By Joseph Staszewski
Most coaches say they don’t care about reaching personal milestones and want to keep the focus on their teams. Legendary St. Francis Prep Coach Tim Leary actually proved those mottos were true for him.
The school celebrated his 600th victory at a pregame ceremony before the Terriers’ 74-61 win against rival Holy Cross in CHSAA Class AA boys’ basketball last Friday night.
More than 50 former players along with his family, friends and colleagues joined a standing-room-only crowd. Leary was presented with a commemorative ball and framed jersey with the number “600” on the back and the number 15 from his playing days when the school was in Brooklyn on the front.
But the festivities may have come a year or so late.
Leary never publicly corrected the school, but he hinted afterward he might have hit the 600-win benchmark prior to this year after his bio in the league media guide was not updated along the way.
He was correct.
This year’s media guide has Leary in his 39th season and entering the year with 589 wins, according to school Athletic Director Sal Fischetti. Leary and New York City basketball guru Tom Konchalski confirmed he took over the varsity in the 1973–74 season, making this Leary’s 41st season.
The correct number of Leary’s wins, however, remains a mystery after an exhaustive investigation, but the evidence suggests that the 603-victory figure the school has him at now is incorrect. Leary himself said those trying to find the answer would never be able to tally the exact number.

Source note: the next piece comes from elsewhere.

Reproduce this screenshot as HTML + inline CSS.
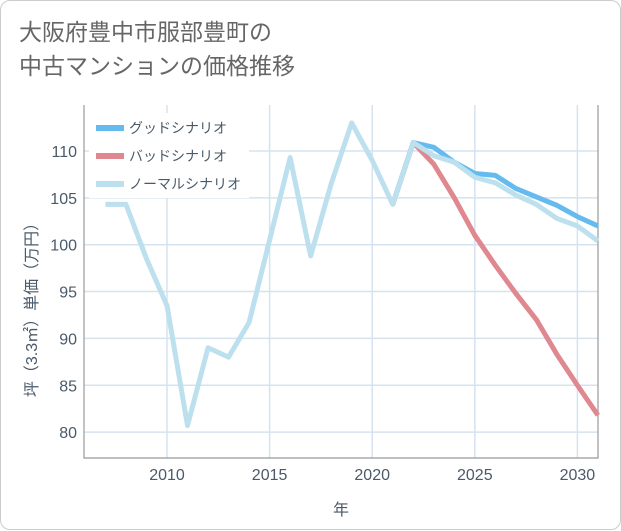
<!DOCTYPE html>
<html><head><meta charset="utf-8"><style>
body{margin:0;background:#fff;font-family:"Liberation Sans","Noto Sans CJK JP",sans-serif;}
#card{position:absolute;left:0;top:0;width:619px;height:528px;border:1px solid #ccc;border-radius:10px;background:#fff;}
#title{position:absolute;left:18px;top:14px;font-size:23px;line-height:34px;color:#666;}
</style></head><body>
<div id="card">
<div id="title">大阪府豊中市服部豊町の<br>中古マンションの価格推移</div>
<svg id="chart" width="621" height="530" style="position:absolute;left:0;top:0"></svg>
</div>
<script>
const years=[2007,2008,2009,2010,2011,2012,2013,2014,2015,2016,2017,2018,2019,2020,2021,2022,2023,2024,2025,2026,2027,2028,2029,2030,2031];
const normalValues=[104.3,104.3,98.5,93.5,80.7,89,88,91.7,100.5,109.3,98.8,106.5,113,109,104.3,110.9,109.5,108.8,107.2,106.6,105.3,104.3,102.8,102,100.4];
const goodYears=[2021,2022,2023,2024,2025,2026,2027,2028,2029,2030,2031];
const goodValues=[104.3,110.9,110.4,108.8,107.6,107.4,106,105.1,104.2,103,102];
const badYears=[2021,2022,2023,2024,2025,2026,2027,2028,2029,2030,2031];
const badValues=[104.3,110.9,108.6,105,101,97.8,94.8,92,88.3,85,81.8];
const yTicks=[80,85,90,95,100,105,110];
const xTicks=[2010,2015,2020,2025,2030];
const NS="http://www.w3.org/2000/svg";
const svg=document.getElementById('chart');
const L=83,R=597,T=104,B=457;
const xs=y=>166+(y-2010)*20.52;
const ys=v=>150+(110-v)*9.37;
function mk(t,a,p){const e=document.createElementNS(NS,t);for(const k in a)e.setAttribute(k,a[k]);(p||svg).appendChild(e);return e;}
yTicks.forEach(v=>{
 const g=mk('line',{x1:L,x2:R,y1:ys(v),y2:ys(v),stroke:'#d5e3ef','stroke-width':1.5});
 
 
 const t=mk('text',{x:76,y:ys(v)+6,'text-anchor':'end','font-size':16,fill:'#4a5a6a'});
 t.textContent=v;
 
 
});
xTicks.forEach(v=>{
 const g=mk('line',{x1:xs(v),x2:xs(v),y1:T,y2:B,stroke:'#d5e3ef','stroke-width':1.5});
 
 
 const t=mk('text',{x:xs(v),y:479,'text-anchor':'middle','font-size':16,fill:'#4a5a6a'});
 t.textContent=v;
 
 
});
const fr=mk('path',{d:`M${L},${T}V${B}H${R}V${T}`,fill:'none',stroke:'#999','stroke-width':1.2});


function line(xa,va,color,name){
 const d=xa.map((y,i)=>(i?'L':'M')+xs(y)+','+ys(va[i])).join('');
 const p=mk('path',{d:d,fill:'none',stroke:color,'stroke-width':5,'stroke-linejoin':'round'});
 
 
}
const clip=mk('clipPath',{id:'cp'});mk('rect',{x:L,y:T,width:R-L,height:B-T},clip);
line(badYears,badValues,'#e08890','bad-scenario-line');
line(goodYears,goodValues,'#66bbee','good-scenario-line');
line(years,normalValues,'#bde0ee','normal-scenario-line');
const leg=[['グッドシナリオ','#66bbee'],['バッドシナリオ','#e08890'],['ノーマルシナリオ','#bde0ee']];
const lb=mk('rect',{x:88,y:112,width:160,height:85,fill:'#fff'});


leg.forEach((l,i)=>{
 const y=127+i*28;
 const s=mk('line',{x1:95,x2:123,y1:y,y2:y,stroke:l[1],'stroke-width':6});
 
 
 const t=mk('text',{x:128,y:y+5,'font-size':14,fill:'#4a5a6a'});
 t.textContent=l[0];
 
 
});
const yt=mk('text',{transform:'translate(36,305) rotate(-90)','text-anchor':'middle','font-size':16,fill:'#4a5a6a'});
yt.textContent='坪（3.3㎡）単価（万円）';


const xt=mk('text',{x:340,y:514,'text-anchor':'middle','font-size':16,fill:'#4a5a6a'});
xt.textContent='年';


</script>
</body></html>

He won his 500th game in 2002-03 and was listed as having 566 victories when he entered the New York State Basketball Hall of Fame in 2009. It was a bio Leary verified at the time, according to Basketball Coaches Association of New York Executive Director Dave Archer. Leary’s listed number of seasons in the same bio (39) was, however, wrong.
My research found Leary had tallied approximately 100 wins during a review of his time on the bench from 2003-13, with a whole season unaccounted for in 2007-08.
The Terriers tallied 38 victories since Leary’s Hall of Fame induction, according to nybasketballarchives.com. That brings Leary’s win total to approximately 604 entering this year. That number matches up with the New York State Sportswriters Association website’s total, which also came into question. St. Francis Prep has won 14 games this season.
Leary just shrugged it all off.
“I don’t keep track of that stuff,” he said.
Leary leads the league’s active coaches in wins and is the longest tenured boys’ coach in the CHSAA, following the death of Molloy’s Jack Curran last year after 55 seasons. Christ the King Coach Joe Arbitello called Leary “the best coach in the league.” The Breezy Point resident is the fourth winningest boys’ coach in New York City history.
It is because of all of this that his correct number of wins should matter to the school and the CHSAA. Leary is part of the basketball history in New York, a sport played at the highest level in the state. He is one of the school’s most revered figures next to St. Francis Prep football Coach Vince O’Connor, who has been at it for 60 years. Who knows? O’Connor may have a few extra wins lying around, too.
People don’t coach for this long anymore and each victory moves Leary further up the all-time list. That should mean enough to get something as simple as victories and years coaching correct.
No matter how many wins he has, Leary’s concern has always been demanding a first-rate effort from his players in order to bring out their best and make them better people.
“We will be [competitive] in games because we play hard,” said Frank Fontanetta, Leary’s former player and assistant coach for the last 22 years. “That’s because he will not let them not play hard.”
Leary believes in immediate reinforcement. It starts with a stern yell that gets a player’s attention and ends with compassion.
“He’ll scream at you and then later talk to you calmly,” Terriers senior guard Michael Fields said. “It’s not that he is yelling at you, it’s he expects you to play a certain way.”
The school should honor Leary’s expectations of giving one’s best effort by not leaving his wins a mystery. Get out the books, break out media guides and honor your legendary coach by righting history.